Corrían los primeros años del siglo III. Todo el drama se desarrolló en la ignorada aldea africana de Teburón, a treinta kilómetros de Cartago. Septimio Severo había desatado la quinta persecución contra el cristianismo.
Fueron arrestados los jóvenes catecúmenos Revocato y Felicidad -su compañera de esclavitud-, Saturnino y Secúndulo. Entre ellos se hallaba también Vibia Perpetua, de noble nacimiento, esmeradamente educada y brillantemente casada. Perpetua tenía padre y madre y dos hermanos -uno, catecúmeno como ella- y un hijo de pocos meses de vida al que todavía estaba amamantando.
Según la costumbre de aquel tiempo, los primeros días permanecieron en sus casas estrechamente vigilados. En esta circunstancia los detenidos se hicieron bautizar.El padre de Perpetua le suplicó desesperadamente que abjurara. Luego, ya en el tribunal, subieron al banquillo y todos confesaron.
Fueron condenados a las fieras.
Felicitas estaba en avanzado estado de gravidez. Ya en la cárcel, nació una niña, que una cristiana adoptó como si fuera suya.

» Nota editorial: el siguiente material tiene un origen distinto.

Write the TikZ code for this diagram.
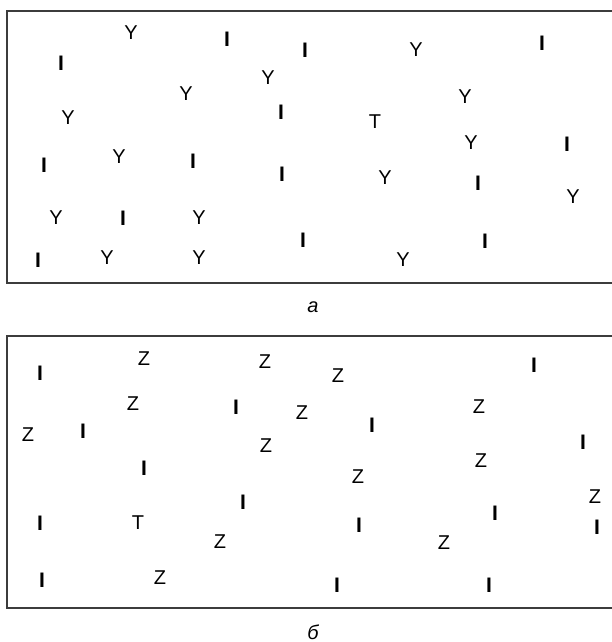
\documentclass[tikz,border=0pt]{standalone}
\usepackage{fontspec}
\setmainfont{Liberation Sans}
\usepackage{xcolor}
\usepackage{tikz}
\usetikzlibrary{positioning}
\definecolor{framegray}{HTML}{3C3C3C}

\tikzset{
    letter/.style={inner sep=0pt, font=\fontsize{20}{20}\selectfont},
    bar/.style={inner sep=0pt, font=\fontsize{21}{21}\selectfont\bfseries},
    panel/.style={draw=framegray, line width=1.2pt},
    caption/.style={inner sep=0pt, anchor=base, font=\fontsize{20}{20}\selectfont\itshape}
}

\begin{document}
\begin{tikzpicture}[x=1pt, y=-1pt]
    \useasboundingbox (0,0) rectangle (612,642);

    % Frames (right side runs off the page)
    \draw[panel] (612,11) -- (7,11) -- (7,283) -- (612,283);
    \draw[panel] (612,336) -- (7,336) -- (7,608) -- (612,608);

    % Panel a
    \foreach \x/\y [count=\i] in {131/33, 416/50, 268/78, 186/94, 465/97, 68/118, 471/143, 119/157,
        385/178, 573/197, 56/218, 199/218, 107/258, 199/258, 403/260}
        \node[letter] (ya\i) at (\x,\y) {Y};
    \foreach \x/\y [count=\i] in {227/39, 305/50, 542/43, 61/63, 281/112, 567/144, 44/165, 193/161,
        282/174, 478/183, 123/218, 303/240, 485/241, 38/260}
        \node[bar] (ia\i) at (\x,\y) {I};
    \node[letter] (ta) at (375,122) {T};
    \node[caption] (capa) at (313,312) {а};

    % Panel b
    \foreach \x/\y [count=\i] in {144/359, 265/362, 338/376, 133/404, 302/413, 479/407, 28/435,
        266/446, 358/477, 481/461, 595/497, 220/542, 444/543, 160/578}
        \node[letter] (zb\i) at (\x,\y) {Z};
    \foreach \x/\y [count=\i] in {40/373, 534/365, 236/407, 372/425, 83/431, 583/442, 144/468,
        243/502, 495/513, 40/523, 359/525, 597/527, 42/580, 337/585, 489/585}
        \node[bar] (ib\i) at (\x,\y) {I};
    \node[letter] (tb) at (138,523) {T};
    \node[caption] (capb) at (313,639) {б};
\end{tikzpicture}
\end{document}
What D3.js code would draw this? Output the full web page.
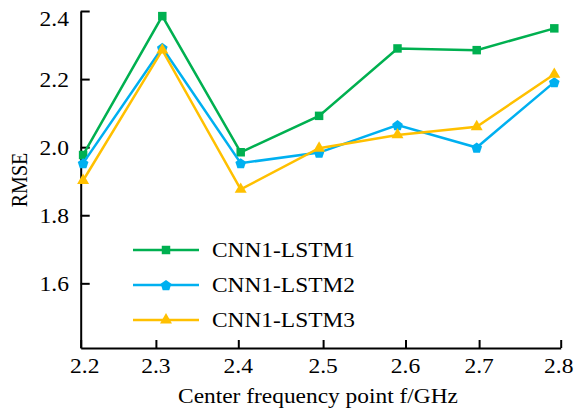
<!DOCTYPE html>
<html>
<head>
<meta charset="utf-8">
<script src="https://cdn.jsdelivr.net/npm/d3@7"></script>
<style>
  html, body { margin: 0; padding: 0; background: #fff; }
  #chart { width: 576px; height: 411px; }
  #chart text { font-family: "Liberation Serif", "Times New Roman", "DejaVu Serif", serif; }
</style>
</head>
<body>
<div id="chart"></div>
<script>
// center frequency of each measured point (GHz)
const freqs = [2.203, 2.302, 2.400, 2.498, 2.596, 2.695, 2.792];

const lstm1 = [1.977, 2.385, 1.985, 2.092, 2.290, 2.285, 2.349];
const lstm2 = [1.953, 2.292, 1.953, 1.984, 2.065, 1.999, 2.191];
const lstm3 = [1.902, 2.285, 1.876, 1.997, 2.036, 2.060, 2.214];

const seriesNames = ["CNN1-LSTM1", "CNN1-LSTM2", "CNN1-LSTM3"];
const seriesColors = ["#00b050", "#00b0f0", "#ffc000"];
const seriesShapes = ["square", "pentagon", "triangle"];

// tick marks as drawn in the figure (not quite evenly spaced)
const xTicks = [2.2, 2.294, 2.397, 2.503, 2.606, 2.698, 2.8];
const yTicks = [1.6, 1.8, 2.0, 2.2, 2.4];

const width = 576, height = 411;
const stretch = 1.17;      // text in the figure is a bit wide
const tickStretch = 1.07;

const svg = d3.select("#chart")
    .append("svg")
    .attr("width", width)
    .attr("height", height);

const x = d3.scaleLinear().domain([2.2, 2.8]).range([80.7, 560.7]);
const y = d3.scaleLinear().domain([1.41, 2.4]).range([348, 11]);

function pentagon(r) {
    const pts = d3.range(5).map(i => {
        const a = -Math.PI / 2 + i * 2 * Math.PI / 5;
        return [r * Math.cos(a), r * Math.sin(a) + 0.6];
    });
    return "M" + pts.map(p => p.join(",")).join("L") + "Z";
}

function markerPath(shape) {
    if (shape === "square") return d3.symbol(d3.symbolSquare, 72)();
    if (shape === "triangle") return d3.symbol(d3.symbolTriangle, 62)();
    return pentagon(5.6);
}

// axes
const yAxis = d3.axisLeft(y).tickValues(yTicks).tickSizeInner(-9).tickSizeOuter(0).tickFormat("");
const xAxis = d3.axisBottom(x).tickValues(xTicks).tickSizeInner(-8).tickSizeOuter(0).tickFormat("");

svg.append("g")
    .attr("transform", "translate(80.7,0)")
    .call(yAxis)
    .call(g => g.selectAll("path, line").attr("stroke", "#000").attr("stroke-width", 2));

svg.append("g")
    .attr("transform", "translate(0,348)")
    .call(xAxis)
    .call(g => g.selectAll("path, line").attr("stroke", "#000").attr("stroke-width", 2));

// tick labels
svg.append("g")
    .selectAll("text")
    .data(yTicks)
    .join("text")
    .attr("transform", d => `translate(69,${Math.max(y(d), 18) + 7.5}) scale(${tickStretch},1)`)
    .attr("text-anchor", "end")
    .attr("font-size", 22)
    .text(d => d3.format(".1f")(d));

svg.append("g")
    .selectAll("text")
    .data(xTicks)
    .join("text")
    .attr("transform", (d, i) => {
        let px = x(d);
        if (i === 0) px += 4;
        if (i === xTicks.length - 1) px -= 2;
        return `translate(${px},373) scale(${tickStretch},1)`;
    })
    .attr("text-anchor", "middle")
    .attr("font-size", 22)
    .text(d => d3.format(".1f")(d));

// axis titles
svg.append("text")
    .attr("transform", `translate(318,403) scale(${stretch},1)`)
    .attr("text-anchor", "middle")
    .attr("font-size", 20)
    .text("Center frequency point f/GHz");

svg.append("text")
    .attr("transform", `translate(27,180) scale(${stretch},1) rotate(-90)`)
    .attr("text-anchor", "middle")
    .attr("font-size", 20)
    .text("RMSE");

// series
const series = [lstm1, lstm2, lstm3].map((vals, i) => ({
    name: seriesNames[i],
    color: seriesColors[i],
    shape: seriesShapes[i],
    points: vals.map((v, j) => ({ f: freqs[j], v }))
}));

const line = d3.line().x(d => x(d.f)).y(d => y(d.v));

const groups = svg.append("g")
    .selectAll("g")
    .data(series)
    .join("g");

groups.append("path")
    .attr("d", d => line(d.points))
    .attr("fill", "none")
    .attr("stroke", d => d.color)
    .attr("stroke-width", 2.5);

groups.each(function (s) {
    d3.select(this).selectAll("path.mark")
        .data(s.points)
        .join("path")
        .attr("class", "mark")
        .attr("transform", d => `translate(${x(d.f)},${y(d.v)})`)
        .attr("d", markerPath(s.shape))
        .attr("fill", s.color);
});

// legend
const legend = svg.append("g")
    .selectAll("g")
    .data(series)
    .join("g")
    .attr("transform", (d, i) => `translate(0,${250 + i * 35})`);

legend.append("line")
    .attr("x1", 133).attr("x2", 199)
    .attr("stroke", d => d.color)
    .attr("stroke-width", 2.5);

legend.append("path")
    .attr("transform", "translate(166,0)")
    .attr("d", d => markerPath(d.shape))
    .attr("fill", d => d.color);

legend.append("text")
    .attr("transform", `translate(212,7) scale(${stretch},1)`)
    .attr("font-size", 20)
    .text(d => d.name);
</script>
</body>
</html>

Por fin se los llevó al anfiteatro. Marcharon tranquilos, con una mirada radiante. Los hombres fueron destrozados por los leopardos, osos y jabalíes. Para las jóvenes mujeres, el diablo había reservado una vaca bravísima. La elección era insólita, como para hacer con la bestia, mayor injuria a su sexo. Fueron presentadas en el anfiteatro, desnudas y envueltas en redes. El pueblo sintió horror al contemplar a la una, tan joven y delicada, y a la otra madre primeriza con su pechos destilando leche. Fueron entonces retiradas y revestidas con túnicas sin cinturón.
La primera en ser lanzada al aire fue Perpetua y cayó de espaldas. Apenas se incorporó, recogió la túnica desgarrada y se cubrió -más preocupada del pudor que del dolor-. Luego, requirió una hebilla, para atarse los cabellos. No era conveniente que una mártir sufriera con los cabellos desgreñados, para no dar apariencia de luto en su gloria. Así compuesta, se levantó, y al ver a Felicidad golpeada y tendida en el suelo, se le acercó, le dio la mano y la levantó.
Ambas mujeres se pusieron en pie y, vencida la crueldad del pueblo, fueron llevadas a la Puerta de los vivos. Allí Perpetua fue recibida por el catecúmero Rústico. Como despertándose de un profundo sueño, empezó a mirar en torno suyo y, con estupor de todos, preguntó:
-¿Cuándo nos echarán esa vaca que dicen?
Como le dijeron que ya se la habían echado, no quiso creerlo hasta que vio en su cuerpo y en su vestido las señales de la embestida.
Luego mandó llamar a su hermano, y al catecúmeno, y les dijo:
-Permanezcan firmes en la fe, ámense los unos a los otros y no se escandalicen por nuestros sufrimientos.
El pueblo reclamó que los heridos fueran conducidos al centro del anfiteatro para saborear con sus ojos el espectáculo de la espada que penetra en los cuerpos. Los mártires espontáneamente se levantaron y se trasladaron adonde el pueblo quería; pero, antes, se besaron con el rito solemne de la paz.
Todos permanecieron inmóviles y recibieron en silencio el golpe mortal. Sáturo, que según la visión que tuvo en prisión debía ser el primero en subir la escalera y esperar a Perpetua en la cúspide, fue el primero en rendir su espíritu.
Por su parte, Perpetua, para gustar algo de dolor, al ser punzada entre las costillas, profirió un gran grito; después, ella misma tomó la torpe mano del gladiador novicio y dirigió la espada a su garganta.
Sin duda, una mujer tan excelsa no podía morir de otra manera sino de su propia voluntad.
Era el 7 de marzo del año 203.
Las actas martiriales, extraviadas y recuperadas siglos más tarde, son auténticas. La mayor parte de ellas fue escrita por la misma santa Perpetua en la prisión y el resto por Sáturo, diácono, o por su coetáneo Tertuliano.